Court reduces hospital’s liability for infant’s death by RM620,000

Court reduces hospital’s liability for infant’s death by RM620,000

The Court of Appeal says the exemplary damages of RM500,000 awarded had no basis and calls the general damages of RM200,000 ‘manifestly excessive’.

Federal Court
The Court of Appeal reduced the total damages payable by Hospital Pusrawi to Nur Amalina Ismail and Syed Afi Said Merah for the loss of their firstborn from RM700,000 to RM80,000.
PUTRAJAYA:
A private hospital saw its liability for damages to a couple arising from the death of their one-day-old infant nine years ago substantially reduced by the Court of Appeal.

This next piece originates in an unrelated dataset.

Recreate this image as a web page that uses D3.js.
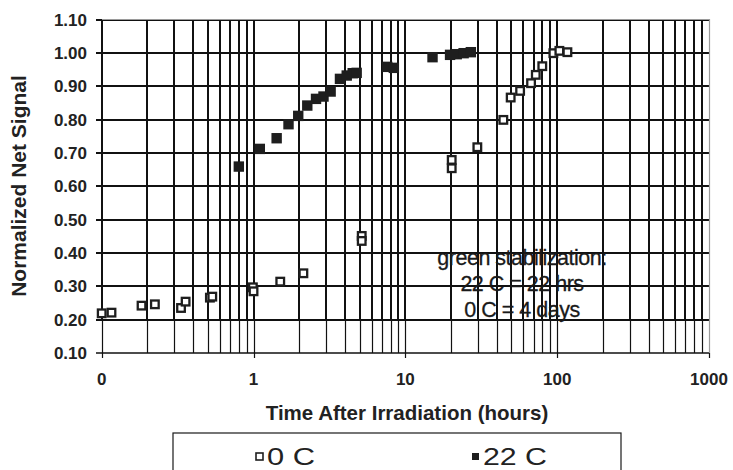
<!DOCTYPE html>
<html>
<head>
<meta charset="utf-8">
<script src="https://cdn.jsdelivr.net/npm/d3@7"></script>
<style>
body { margin: 0; background: #fff; }
svg { display: block; font-family: "Liberation Sans", Arial, sans-serif; }
</style>
</head>
<body>
<svg class="chart"></svg>
<script>
var width = 733;
var height = 470;

// 0 C series (hours, normalized signal)
var coldTime = [0.1, 0.116, 0.183, 0.224, 0.333, 0.357, 0.516, 0.535, 0.99, 1.0, 1.5, 2.13,
    5.16, 5.16, 20.2, 20.2, 29.8, 44.2, 49.4, 57, 67.3, 72.3, 79.8, 94.4, 103.4, 116.8];
var coldSignal = [0.219, 0.221, 0.242, 0.246, 0.235, 0.254, 0.266, 0.269, 0.297, 0.285, 0.314, 0.339,
    0.451, 0.436, 0.679, 0.654, 0.717, 0.799, 0.866, 0.886, 0.909, 0.934, 0.960, 0.999, 1.006, 1.002];

// 22 C series
var warmTime = [0.80, 1.10, 1.42, 1.70, 1.97, 2.26, 2.58, 2.89, 3.22, 3.71, 4.11, 4.5, 4.78,
    7.6, 8.4, 15.1, 19.7, 21.8, 24.2, 27.0];
var warmSignal = [0.659, 0.712, 0.744, 0.786, 0.811, 0.842, 0.862, 0.869, 0.884, 0.922, 0.932, 0.939, 0.940,
    0.958, 0.955, 0.987, 0.994, 0.996, 0.999, 1.002];

var xTicks = [0.1, 1, 10, 100, 1000];
var xTickLabels = ["0", "1", "10", "100", "1000"];
var yTicks = [0.1, 0.2, 0.3, 0.4, 0.5, 0.6, 0.7, 0.8, 0.9, 1.0, 1.1];
var noteLines = ["green stabilization:", "22 C = 22 hrs", "0 C = 4 days"];
var legendLabels = ["0 C", "22 C"];

var plot = {left: 101.7, right: 709, top: 19.5, bottom: 353};

var x = d3.scaleLog().domain([0.1, 1000]).range([plot.left, plot.right]);
var y = d3.scaleLinear().domain([0.1, 1.1]).range([plot.bottom, plot.top]);

// snap grid lines to whole pixels so they stay crisp
function xs(d) { return Math.round(x(d)); }
function ys(d) { return Math.round(y(d)); }

var chart = d3.select(".chart")
    .attr("width", width)
    .attr("height", height);

// minor + major vertical grid (1..9 in every decade)
var vLines = [];
xTicks.slice(0, -1).forEach(function(d) {
    for (var k = 1; k < 10; k++) vLines.push(d * k);
});

var grid = chart.append("g").attr("class", "grid");

// upper part of grid drawn heavier than the 0.1-0.2 band, as in the picture
grid.selectAll("line.vup")
    .data(vLines)
    .enter().append("line")
    .attr("x1", xs)
    .attr("x2", xs)
    .attr("y1", ys(1.1))
    .attr("y2", ys(0.2))
    .attr("stroke", "#111")
    .attr("stroke-width", 2);

grid.selectAll("line.vlow")
    .data(vLines)
    .enter().append("line")
    .attr("x1", function(d) { return xs(d) + 0.5; })
    .attr("x2", function(d) { return xs(d) + 0.5; })
    .attr("y1", ys(0.2))
    .attr("y2", ys(0.1))
    .attr("stroke", "#111")
    .attr("stroke-width", 1.2);

grid.selectAll("line.h")
    .data(yTicks)
    .enter().append("line")
    .attr("x1", Math.round(plot.left) - 6)
    .attr("x2", Math.round(plot.right))
    .attr("y1", ys)
    .attr("y2", ys)
    .attr("stroke", "#111")
    .attr("stroke-width", function(d) { return d < 0.15 ? 1.3 : 2; });

// grey frame on top / right
chart.append("path")
    .attr("d", "M" + xs(0.1) + "," + (ys(1.1) - 0.5) + "H" + (xs(1000) + 0.5) + "V" + ys(0.1))
    .attr("fill", "none")
    .attr("stroke", "#9a9a9a")
    .attr("stroke-width", 1.2);

// x ticks
chart.selectAll("line.xtick")
    .data(xTicks)
    .enter().append("line")
    .attr("x1", function(d) { return xs(d) + 0.5; })
    .attr("x2", function(d) { return xs(d) + 0.5; })
    .attr("y1", ys(0.1))
    .attr("y2", ys(0.1) + 5)
    .attr("stroke", "#111")
    .attr("stroke-width", 1.2);

// tick labels
chart.selectAll("text.ylab")
    .data(yTicks)
    .enter().append("text")
    .attr("x", 87)
    .attr("y", function(d) { return y(d); })
    .attr("dy", "0.36em")
    .attr("text-anchor", "end")
    .attr("font-size", 17)
    .attr("font-weight", "bold")
    .attr("fill", "#222")
    .text(function(d) { return d3.format(".2f")(d); });

chart.selectAll("text.xlab")
    .data(xTicks)
    .enter().append("text")
    .attr("x", function(d) { return x(d); })
    .attr("y", 385)
    .attr("text-anchor", "middle")
    .attr("font-size", 17)
    .attr("font-weight", "bold")
    .attr("fill", "#222")
    .text(function(d, i) { return xTickLabels[i]; });

// axis titles
chart.append("text")
    .attr("x", 407)
    .attr("y", 420)
    .attr("text-anchor", "middle")
    .attr("font-size", 20.5)
    .attr("font-weight", "bold")
    .attr("fill", "#222")
    .text("Time After Irradiation (hours)");

chart.append("text")
    .attr("transform", "translate(26,186) rotate(-90)")
    .attr("text-anchor", "middle")
    .attr("font-size", 21)
    .attr("font-weight", "bold")
    .attr("fill", "#222")
    .text("Normalized Net Signal");

// annotation
chart.selectAll("text.note")
    .data(noteLines)
    .enter().append("text")
    .attr("x", 522)
    .attr("y", function(d, i) { return 265 + i * 26; })
    .attr("text-anchor", "middle")
    .attr("font-size", 21.5)
    .attr("letter-spacing", -0.5)
    .attr("fill", "#1a1a1a")
    .attr("stroke", "#1a1a1a")
    .attr("stroke-width", 0.3)
    .text(function(d) { return d; });

// markers
var cold = coldTime.map(function(t, i) { return [t, coldSignal[i]]; });
var warm = warmTime.map(function(t, i) { return [t, warmSignal[i]]; });

chart.selectAll("rect.warm")
    .data(warm)
    .enter().append("rect")
    .attr("class", "warm")
    .attr("x", function(d) { return x(d[0]) - 5.2; })
    .attr("y", function(d) { return y(d[1]) - 5.2; })
    .attr("width", 10.4)
    .attr("height", 10.4)
    .attr("fill", "#1e1e1e");

chart.selectAll("rect.cold")
    .data(cold)
    .enter().append("rect")
    .attr("class", "cold")
    .attr("x", function(d) { return x(d[0]) - 3.8; })
    .attr("y", function(d) { return y(d[1]) - 3.8; })
    .attr("width", 7.6)
    .attr("height", 7.6)
    .attr("fill", "#fff")
    .attr("stroke", "#1e1e1e")
    .attr("stroke-width", 2.3);

// legend
var legend = chart.append("g").attr("class", "legend");
legend.append("rect")
    .attr("x", 173)
    .attr("y", 433)
    .attr("width", 448)
    .attr("height", 60)
    .attr("fill", "#fff")
    .attr("stroke", "#1a1a1a")
    .attr("stroke-width", 1.2);

var legendX = [256, 472];
var legendTextW = [48, 64];
legend.selectAll("rect.sym")
    .data(legendLabels)
    .enter().append("rect")
    .attr("x", function(d, i) { return legendX[i]; })
    .attr("y", 453)
    .attr("width", 7)
    .attr("height", 7)
    .attr("fill", function(d, i) { return i ? "#1e1e1e" : "#fff"; })
    .attr("stroke", "#1e1e1e")
    .attr("stroke-width", function(d, i) { return i ? 0 : 1.6; });

legend.selectAll("text")
    .data(legendLabels)
    .enter().append("text")
    .attr("x", function(d, i) { return legendX[i] + 11; })
    .attr("y", 465)
    .attr("font-size", 24)
    .attr("textLength", function(d, i) { return legendTextW[i]; })
    .attr("lengthAdjust", "spacingAndGlyphs")
    .attr("fill", "#222")
    .text(function(d) { return d; });
</script>
</body>
</html>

A three-member bench chaired by Justice See Mee Chun said there was no basis for the High Court’s award of RM500,000 in exemplary damages.

See also said the sum of RM200,000 awarded as general damages for pain and suffering was manifestly excessive.

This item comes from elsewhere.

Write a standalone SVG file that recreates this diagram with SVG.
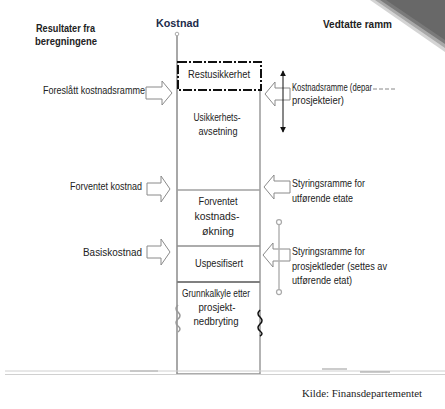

She said the total damages of RM80,000 was a fair and reasonable sum.

“The respondents (the couple) had to produce evidence of depression and nervous shock. The court cannot simply take judicial notice in awarding such damages,” she said in allowing the hospital’s appeal on quantum.

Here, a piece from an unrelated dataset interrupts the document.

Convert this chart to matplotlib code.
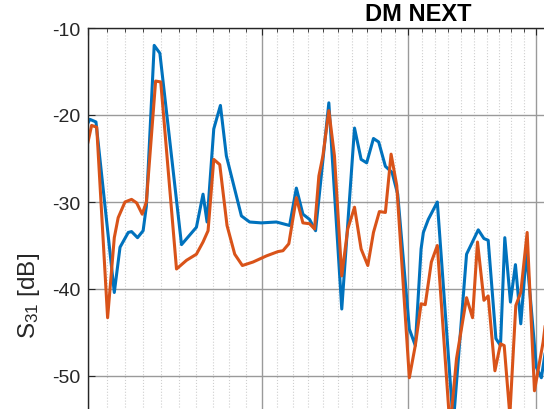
import numpy as np
import matplotlib
matplotlib.use('Agg')
import matplotlib.pyplot as plt
from matplotlib.ticker import FixedLocator, NullFormatter

plt.rcParams['font.family'] = ['Liberation Sans', 'DejaVu Sans']
plt.rcParams['mathtext.default'] = 'regular'
plt.rcParams['axes.unicode_minus'] = False

# Частота, ГГц (ось X), и S31, дБ
f_blue = [5.000, 5.010, 5.042, 5.140, 5.171, 5.216, 5.234, 5.267, 5.298, 5.316,
          5.360, 5.392, 5.516, 5.603, 5.642, 5.666, 5.706, 5.746, 5.782, 5.874,
          5.925, 5.998, 6.094, 6.179, 6.223, 6.266, 6.310, 6.350, 6.439, 6.527,
          6.615, 6.661, 6.700, 6.748, 6.785, 6.833, 6.881, 6.922, 7.007, 7.051,
          7.094, 7.111, 7.148, 7.216, 7.338, 7.441, 7.533, 7.578, 7.612, 7.674,
          7.711, 7.746, 7.792, 7.833, 7.877, 7.924, 8.007, 8.049, 8.120]
s_blue = [-20.9, -20.5, -20.8, -40.4, -35.2, -33.5, -33.4, -34.1, -33.3, -30.5,
          -12.0, -12.9, -34.9, -32.9, -29.1, -32.3, -21.6, -18.9, -24.7, -31.6,
          -32.3, -32.4, -32.3, -32.7, -28.4, -31.4, -32.0, -33.3, -18.6, -42.3,
          -21.5, -25.1, -25.5, -22.7, -23.1, -25.9, -26.6, -29.1, -44.6, -46.5,
          -35.4, -33.5, -32.0, -30.0, -55.5, -36.0, -33.2, -34.2, -34.4, -45.7,
          -46.5, -34.1, -41.5, -37.2, -44.0, -35.8, -49.0, -50.2, -44.0]

f_orange = [5.000, 5.019, 5.046, 5.104, 5.140, 5.161, 5.198, 5.234, 5.262, 5.293,
            5.316, 5.368, 5.397, 5.487, 5.545, 5.603, 5.642, 5.672, 5.706, 5.742,
            5.786, 5.833, 5.880, 5.946, 6.030, 6.104, 6.136, 6.174, 6.223, 6.266,
            6.310, 6.343, 6.372, 6.399, 6.439, 6.477, 6.527, 6.568, 6.615, 6.661,
            6.708, 6.748, 6.790, 6.833, 6.874, 6.915, 7.007, 7.051, 7.094, 7.125,
            7.171, 7.216, 7.313, 7.363, 7.441, 7.488, 7.527, 7.578, 7.612, 7.666,
            7.711, 7.741, 7.787, 7.836, 7.877, 7.930, 7.991, 8.064, 8.120]
s_orange = [-23.1, -21.2, -21.4, -43.3, -34.1, -31.8, -30.0, -29.7, -30.1, -31.4,
            -30.0, -16.1, -16.2, -37.7, -36.7, -36.0, -34.6, -33.3, -25.1, -25.7,
            -32.7, -36.0, -37.3, -36.9, -36.2, -35.7, -35.6, -34.8, -29.5, -32.4,
            -32.5, -33.1, -27.0, -24.7, -19.5, -24.7, -38.5, -33.1, -30.6, -35.4,
            -37.3, -33.5, -31.1, -31.2, -24.5, -28.1, -50.2, -46.5, -41.7, -41.8,
            -36.9, -35.0, -56.0, -48.0, -41.0, -43.3, -34.6, -41.3, -40.8, -49.4,
            -46.3, -46.5, -54.5, -41.9, -40.4, -33.5, -51.7, -46.1, -40.0]

major_x = [5, 6, 7, 8, 9, 10]
minor_x = [v / 10 for v in range(50, 101) if v % 10 != 0]
y_ticks = [-50, -40, -30, -20, -10]

fig = plt.figure(figsize=(5.44, 4.10), dpi=100)
# оси шире и выше картинки: на исходнике видна только левая верхняя часть
ax = fig.add_axes([88 / 544, (410 - 551) / 410, 660 / 544, 522 / 410])

ax.plot(f_blue, s_blue, color='#0072BD', lw=2.2)
ax.plot(f_orange, s_orange, color='#D95319', lw=2.2)

ax.set_xscale('log')
ax.set_xlim(5, 10)
ax.set_ylim(-70, -10)
ax.xaxis.set_major_locator(FixedLocator(major_x))
ax.xaxis.set_minor_locator(FixedLocator(minor_x))
ax.xaxis.set_major_formatter(NullFormatter())
ax.xaxis.set_minor_formatter(NullFormatter())
ax.set_yticks(y_ticks)

ax.grid(which='major', color='#9a9a9a', lw=1.0, ls='-')
ax.grid(which='minor', axis='x', color='#cfcfcf', lw=0.8, ls=':')
ax.set_axisbelow(True)

ax.tick_params(which='both', direction='in', top=True, right=True,
               labelsize=14, pad=5.5, colors='#262626')
ax.tick_params(which='major', length=5, width=0.8)
ax.tick_params(which='minor', length=3, width=0.6)
for sp in ax.spines.values():
    sp.set_linewidth(1.0)
    sp.set_color('#262626')

ax.set_title('DM NEXT', fontweight='bold', fontsize=17, pad=6, color='#000000')
ax.set_ylabel('S$_{31}$ [dB]', fontsize=17.5, color='#262626')
ax.yaxis.set_label_coords(-0.07, 0.4885)

fig.savefig('out.png', dpi=100)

Also on the bench hearing Hospital Pusrawi Sdn Bhd’s appeal were Justices Wong Kian Kheong and Ismail Brahim.

Counsel Razlan Hadri Zulkifli and Edmund Choi appeared for the hospital while Farhana Abdul Halim represented Nur Amalina Ismail and her husband, Syed Afi Said Merah.

On Jan 17, 2023, the Kuala Lumpur High Court awarded the couple RM500,000 in exemplary damages on top of RM200,000 for pain and suffering.

The hospital, the second defendant in the suit, had conceded liability.

The High Court judge ruled that there had been inordinate delay on the part of the doctor who attended to Nur Amalina, resulting in the infant suffering from complications leading to death.

The judge had said there was no necessity to adduce evidence to prove the pain, suffering and depression suffered as a result of the parents’ loss of their firstborn.

The trial judge had found that Nur Amalina suffered distress after her water bag burst on Nov 6, 2016, while at the hospital to deliver her baby.

He found that the doctor had left it to the hospital nurses to deal with Nur Amalina’s distress and only visited her the next day.

On examining Nur Amalina, the doctor directed that an emergency operation be carried out.

Upon delivery, it was discovered that the umbilical cord had strangled the child, resulting in the infant’s death.